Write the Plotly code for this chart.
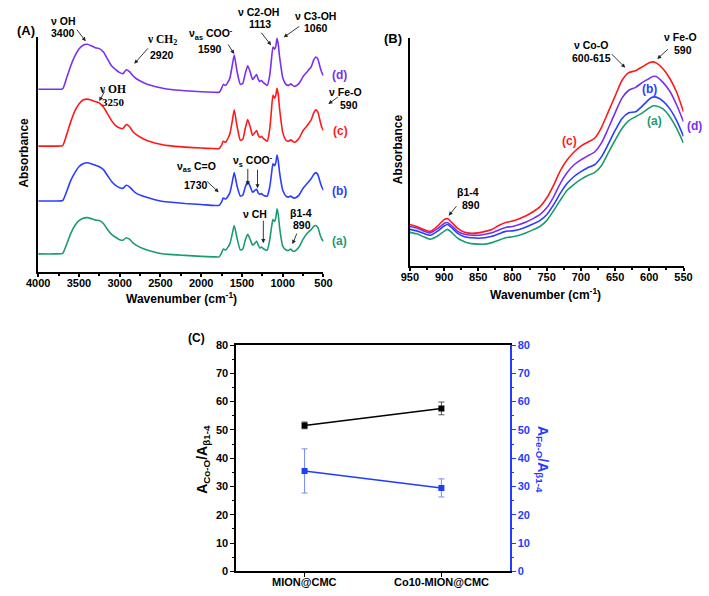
import plotly.graph_objects as go

W, H = 709, 596
SANS = "Liberation Sans, Arial, sans-serif"
SERIF = "Liberation Serif, Times New Roman, serif"


def P(x, y):
    return x / W, 1 - y / H


# ---------------- Panel A : full FTIR spectra (offset, arbitrary units) ----------------
wn_A = [4000, 3800, 3700, 3650, 3600, 3550, 3500, 3450, 3400, 3350, 3300, 3250, 3200, 3150,
        3100, 3050, 3000, 2960, 2920, 2880, 2840, 2800, 2700, 2600, 2500, 2400, 2200, 2000,
        1850, 1780, 1750, 1730, 1700, 1650, 1620, 1595, 1560, 1520, 1490, 1460, 1430, 1400,
        1370, 1340, 1320, 1300, 1280, 1260, 1240, 1210, 1190, 1160, 1140, 1120, 1100, 1085,
        1070, 1055, 1040, 1020, 1000, 960, 930, 900, 880, 850, 800, 750, 700, 650, 620, 595,
        570, 540, 520, 500]

abs_A_d = [186, 186, 186.5, 198, 210, 220, 227, 231, 232, 230.5, 228.5, 227.5, 224, 217,
           210, 206, 203, 202, 206, 204, 200, 197, 192.5, 189.5, 187.5, 186, 184.5, 183.5,
           183, 183, 187, 191, 190, 197, 210, 221, 204, 191, 192, 202, 210, 204,
           196, 199, 201, 196, 194, 195, 193, 191, 190, 200, 215, 229, 227, 230,
           238, 232, 220, 208, 198, 191, 190, 191.5, 190, 189, 192, 199, 204, 209, 216, 219,
           217, 208, 203, 200]

abs_A_c = [128, 128, 128.5, 140, 153, 164, 171, 175, 176, 175, 173.5, 172, 168, 161,
           154, 149, 146.5, 146, 150, 148, 143, 140, 135, 132, 130, 128.5, 127, 126,
           125.5, 125.5, 129, 133, 132, 140, 153, 165, 148, 134, 135, 146, 155, 148,
           139, 142, 144, 139, 137, 138, 136, 134, 133, 145, 163, 180, 177, 180,
           187, 181, 167, 153, 142, 134, 133, 134.5, 133, 132, 136, 144, 149, 155, 162, 165,
           163, 153, 147, 144]

abs_A_b = [72, 72, 72.5, 82, 93, 101, 107, 110, 111, 110, 108.5, 107, 104, 98,
           92, 88, 85.5, 85, 88, 86.5, 83, 80, 76.5, 74, 72, 71, 69.5, 68.5,
           67.5, 67.5, 71, 75, 74, 80, 91, 101, 87, 77, 78, 86, 92, 87,
           81, 83, 84, 80, 79, 79.5, 78, 77, 77, 86, 98, 110, 108, 111,
           119, 113, 102, 91, 83, 77, 76, 77, 75.5, 75, 78, 85, 90, 95, 99, 101,
           99, 91, 86, 83]

abs_A_a = [18, 18, 18.5, 28, 39, 47, 52, 54.5, 55, 54, 52.5, 52, 49, 43,
           38, 35, 32.5, 32, 34.5, 33, 29.5, 27, 23, 20.5, 18.5, 17.5, 16.5, 15.5,
           15, 15, 19, 23, 22, 28, 38, 47, 34, 22, 23, 32, 38, 33,
           27, 29, 31, 27, 24, 25, 23.5, 22, 22, 32, 44, 53, 51, 55,
           64, 58, 46, 34, 26, 22, 21.5, 23, 21, 21, 25, 33, 39, 43, 46, 47,
           45, 37, 33, 31]

# ---------------- Panel B : 950-550 cm-1 zoom ----------------
wn_B = [950, 940, 930, 920, 910, 900, 895, 890, 880, 870, 860, 850, 840, 830, 820, 810,
        800, 790, 780, 770, 760, 750, 740, 730, 720, 710, 700, 690, 680, 670, 660, 650,
        640, 630, 620, 610, 600, 595, 590, 580, 570, 560, 550]

abs_B_c = [42, 40, 37, 35, 40, 47, 48, 45, 38, 34, 33, 33.5, 35, 37, 41, 44,
           45.5, 48, 51, 55, 60, 69, 82, 97, 108, 116, 122, 126, 130, 141, 157, 173,
           189, 197, 199, 203, 207, 208, 207, 201, 191, 177, 157]

abs_B_d = [40, 38.5, 35.5, 33.5, 37.5, 43, 44, 41.5, 35, 32, 31, 31, 32, 33.5, 36.5, 39,
           40, 42, 44.5, 48, 52, 59, 70, 84, 95, 103, 108, 112, 116, 125, 140, 156,
           171, 179, 182, 187, 191, 193, 193, 187, 178, 164, 147]

abs_B_b = [37, 35.5, 33, 31, 35, 40.5, 42, 39.5, 33, 29.5, 28.5, 28, 28.5, 30, 32.5, 35,
           35.5, 37, 39.5, 42.5, 46, 52, 62, 74, 84, 91, 96, 100, 103, 111, 124, 138,
           150, 156, 157, 163, 170, 172, 172, 168, 160, 148, 132]

abs_B_a = [34, 32.5, 29.5, 27, 30, 35, 37, 34.5, 28, 24.5, 22.5, 22, 22, 23.5, 26, 28.5,
           29.5, 31, 33.5, 36.5, 40, 46, 56, 67, 77, 83, 88, 92, 95, 102, 115, 128,
           140, 148, 152, 156, 161, 163, 163, 160, 152, 140, 125]

# ---------------- Panel C : band-area ratios ----------------
categories_C = ["MION@CMC", "Co10-MION@CMC"]
ratio_CoO = [51.6, 57.6]
ratio_CoO_err = [1.2, 2.25]
ratio_FeO = [35.5, 29.5]
ratio_FeO_err = [7.8, 3.2]

COL = {"a": "#1c9b6f", "b": "#2b3dff", "c": "#ff1a1a", "d": "#7b2ff2"}
BLUE = "#1f3cff"

fig = go.Figure()

for key, vals in [("a", abs_A_a), ("b", abs_A_b), ("c", abs_A_c), ("d", abs_A_d)]:
    fig.add_trace(go.Scatter(x=wn_A, y=vals, xaxis="x", yaxis="y", mode="lines",
                             line=dict(color=COL[key], width=1.6, shape="spline", smoothing=0.5),
                             showlegend=False, hoverinfo="skip"))

for key, vals in [("a", abs_B_a), ("b", abs_B_b), ("d", abs_B_d), ("c", abs_B_c)]:
    fig.add_trace(go.Scatter(x=wn_B, y=vals, xaxis="x2", yaxis="y2", mode="lines",
                             line=dict(color=COL[key], width=1.6, shape="spline", smoothing=0.6),
                             showlegend=False, hoverinfo="skip"))

fig.add_trace(go.Scatter(x=categories_C, y=ratio_CoO, xaxis="x3", yaxis="y3",
                         mode="lines+markers",
                         line=dict(color="black", width=1.5),
                         marker=dict(symbol="square", size=6, color="black"),
                         error_y=dict(type="data", array=ratio_CoO_err, color="#555555",
                                      thickness=1, width=3),
                         showlegend=False))
fig.add_trace(go.Scatter(x=categories_C, y=ratio_FeO, xaxis="x3", yaxis="y4",
                         mode="lines+markers",
                         line=dict(color=BLUE, width=1.5),
                         marker=dict(symbol="square", size=6, color=BLUE),
                         error_y=dict(type="data", array=ratio_FeO_err, color="#7a88ff",
                                      thickness=1, width=3),
                         showlegend=False))

tickfont = dict(family=SANS, size=11, color="black", weight="bold")
common_x = dict(showgrid=False, zeroline=False, showline=True, linecolor="black",
                linewidth=2, ticks="outside", ticklen=3, tickwidth=1.5, tickcolor="black",
                tickfont=tickfont, ticklabelstandoff=-3)

fig.update_layout(
    width=W, height=H, margin=dict(l=0, r=0, t=0, b=0),
    paper_bgcolor="white", plot_bgcolor="white",
    xaxis=dict(domain=[27 / W, 321 / W], anchor="y", range=[4000, 500],
               tick0=500, dtick=500,
               minor=dict(ticks="outside", ticklen=2, dtick=250, tickcolor="black"),
               **common_x),
    yaxis=dict(domain=[1 - 271 / H, 1 - 32 / H], anchor="x", range=[0, 239],
               showgrid=False, zeroline=False, showline=True, linecolor="black",
               linewidth=2, showticklabels=False, ticks=""),
    xaxis2=dict(domain=[410 / W, 692 / W], anchor="y2", range=[950, 550],
                tick0=550, dtick=50,
                minor=dict(ticks="outside", ticklen=2, dtick=25, tickcolor="black"),
                **common_x),
    yaxis2=dict(domain=[1 - 265 / H, 1 - 33 / H], anchor="x2", range=[0, 232],
                showgrid=False, zeroline=False, showline=True, linecolor="black",
                linewidth=2, showticklabels=False, ticks=""),
    xaxis3=dict(domain=[231 / W, 513 / W], anchor="y3", type="category",
                range=[-0.5, 1.5], mirror=True, showgrid=False, zeroline=False,
                showline=True, linecolor="black", linewidth=1.5, ticks="outside",
                ticklen=4, tickwidth=1.2, tickcolor="black", showticklabels=False),
    yaxis3=dict(domain=[1 - 577 / H, 1 - 346 / H], anchor="x3", range=[0, 80],
                dtick=10, showgrid=False, zeroline=False, showline=True,
                linecolor="black", linewidth=1.5, ticks="outside", ticklen=4,
                tickwidth=1.2, tickcolor="black", tickfont=tickfont,
                tickprefix="<b>", ticksuffix="</b>",
                minor=dict(ticks="outside", ticklen=2, dtick=5, tickcolor="black")),
    yaxis4=dict(overlaying="y3", side="right", anchor="x3", range=[0, 80], dtick=10,
                showgrid=False, zeroline=False, showline=True, linecolor=BLUE,
                linewidth=1.5, ticks="outside", ticklen=4, tickwidth=1.2,
                tickcolor=BLUE, tickfont=dict(family=SANS, size=11, color=BLUE, weight="bold"),
                tickprefix="<b>", ticksuffix="</b>",
                minor=dict(ticks="outside", ticklen=2, dtick=5, tickcolor=BLUE)),
)


def txt(s, x, y, size=10.5, color="black", family=SANS, angle=0):
    xx, yy = P(x, y)
    return dict(text=s, x=xx, y=yy, xref="paper", yref="paper", showarrow=False,
                xanchor="center", yanchor="middle", textangle=angle,
                font=dict(size=size, color=color, family=family, weight="bold"))


def arr(hx, hy, tx, ty):
    xx, yy = P(hx, hy)
    return dict(text="", x=xx, y=yy, xref="paper", yref="paper", ax=tx - hx, ay=ty - hy,
                showarrow=True, arrowhead=2, arrowsize=0.9, arrowwidth=0.9,
                arrowcolor="#222222")


ann = [
    # Panel A
    txt("(A)", 14, 25, size=13),
    txt("ν OH", 53, 15), txt("3400", 53, 28), arr(76, 36, 66, 23),
    txt("ν CH<sub>2</sub>", 155, 35, family=SERIF, size=11.5), txt("2920", 155, 50),
    arr(126, 59, 141, 42),
    txt("ν<sub>as</sub> COO<sup>-</sup>", 205, 29), txt("1590", 204, 44),
    arr(229, 49, 222, 38),
    txt("ν C2-OH", 254, 6), txt("1113", 256, 18), arr(267, 40, 256, 26),
    txt("ν C3-OH", 313, 10), txt("1060", 313, 22), arr(280, 32, 297, 20),
    txt("ν OH", 104, 85, family=SERIF, size=11.5), txt("3250", 105, 98, family=SERIF, size=11),
    arr(90, 97, 96, 86),
    txt("ν Fe-O", 344, 88), txt("590", 347, 101), arr(326, 100, 337, 92),
    txt("ν<sub>as</sub> C=O", 190, 164), txt("1730", 190, 183), arr(213, 190, 200, 178),
    txt("ν<sub>s</sub> COO<sup>-</sup>", 248, 158),
    arr(243, 183, 243, 165), arr(253, 186, 253, 166),
    txt("ν CH", 250, 212), arr(259, 242, 259, 218),
    txt("β1-4", 298, 211), txt("890", 299, 223), arr(289, 243, 294, 231),
    txt("(d)", 338, 70, size=12, color=COL["d"]),
    txt("(c)", 339, 128, size=12, color=COL["c"]),
    txt("(b)", 338, 189, size=12, color=COL["b"]),
    txt("(a)", 338, 240, size=12, color=COL["a"]),
    txt("Wavenumber (cm<sup>-1</sup>)", 175, 298, size=12),
    txt("Absorbance", 12, 150, size=12, angle=-90),
    # Panel B
    txt("(B)", 393, 33, size=13),
    txt("ν Co-O", 597, 40), txt("600-615", 597, 53), arr(632, 63, 617, 48),
    txt("ν Fe-O", 689, 32), txt("590", 691, 45), arr(665, 54, 677, 43),
    txt("β1-4", 470, 190), txt("890", 473, 203), arr(450, 214, 459, 203),
    txt("(c)", 575, 138, size=12, color=COL["c"]),
    txt("(b)", 657, 85, size=12, color=COL["b"]),
    txt("(a)", 662, 117, size=12, color=COL["a"]),
    txt("(d)", 703, 122, size=12, color=COL["d"]),
    txt("Wavenumber (cm<sup>-1</sup>)", 550, 294, size=12),
    txt("Absorbance", 398, 146, size=12, angle=-90),
    # Panel C
    txt("(C)", 190, 339, size=12),
    txt("A<sub>Co-O</sub>/A<sub>β1-4</sub>", 197, 463, size=14, angle=-90),
    txt("A<sub>Fe-O</sub>/A<sub>β1-4</sub>", 547, 463, size=14, color=BLUE, angle=90),
]
# category tick labels of panel C, placed on the category axis
for cat in categories_C:
    ann.append(dict(text=cat, x=cat, y=1 - 588 / H, xref="x3", yref="paper",
                    showarrow=False, xanchor="center", yanchor="middle",
                    font=dict(size=11, color="black", family=SANS, weight="bold")))
fig.update_layout(annotations=ann)

fig.write_html("out.html", config={"displayModeBar": False},
               post_script="document.body.style.margin='0px';")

═══

**OBJECTIVE:** Return only the lines running from the top of the data to the line that holds "217, 208, 203, 200]". Include both of those lines, but skip the pictures.

**COMPLETE OUTPUT:**
Write the Plotly code for this chart.
import plotly.graph_objects as go

W, H = 709, 596
SANS = "Liberation Sans, Arial, sans-serif"
SERIF = "Liberation Serif, Times New Roman, serif"


def P(x, y):
    return x / W, 1 - y / H


# ---------------- Panel A : full FTIR spectra (offset, arbitrary units) ----------------
wn_A = [4000, 3800, 3700, 3650, 3600, 3550, 3500, 3450, 3400, 3350, 3300, 3250, 3200, 3150,
        3100, 3050, 3000, 2960, 2920, 2880, 2840, 2800, 2700, 2600, 2500, 2400, 2200, 2000,
        1850, 1780, 1750, 1730, 1700, 1650, 1620, 1595, 1560, 1520, 1490, 1460, 1430, 1400,
        1370, 1340, 1320, 1300, 1280, 1260, 1240, 1210, 1190, 1160, 1140, 1120, 1100, 1085,
        1070, 1055, 1040, 1020, 1000, 960, 930, 900, 880, 850, 800, 750, 700, 650, 620, 595,
        570, 540, 520, 500]

abs_A_d = [186, 186, 186.5, 198, 210, 220, 227, 231, 232, 230.5, 228.5, 227.5, 224, 217,
           210, 206, 203, 202, 206, 204, 200, 197, 192.5, 189.5, 187.5, 186, 184.5, 183.5,
           183, 183, 187, 191, 190, 197, 210, 221, 204, 191, 192, 202, 210, 204,
           196, 199, 201, 196, 194, 195, 193, 191, 190, 200, 215, 229, 227, 230,
           238, 232, 220, 208, 198, 191, 190, 191.5, 190, 189, 192, 199, 204, 209, 216, 219,
           217, 208, 203, 200]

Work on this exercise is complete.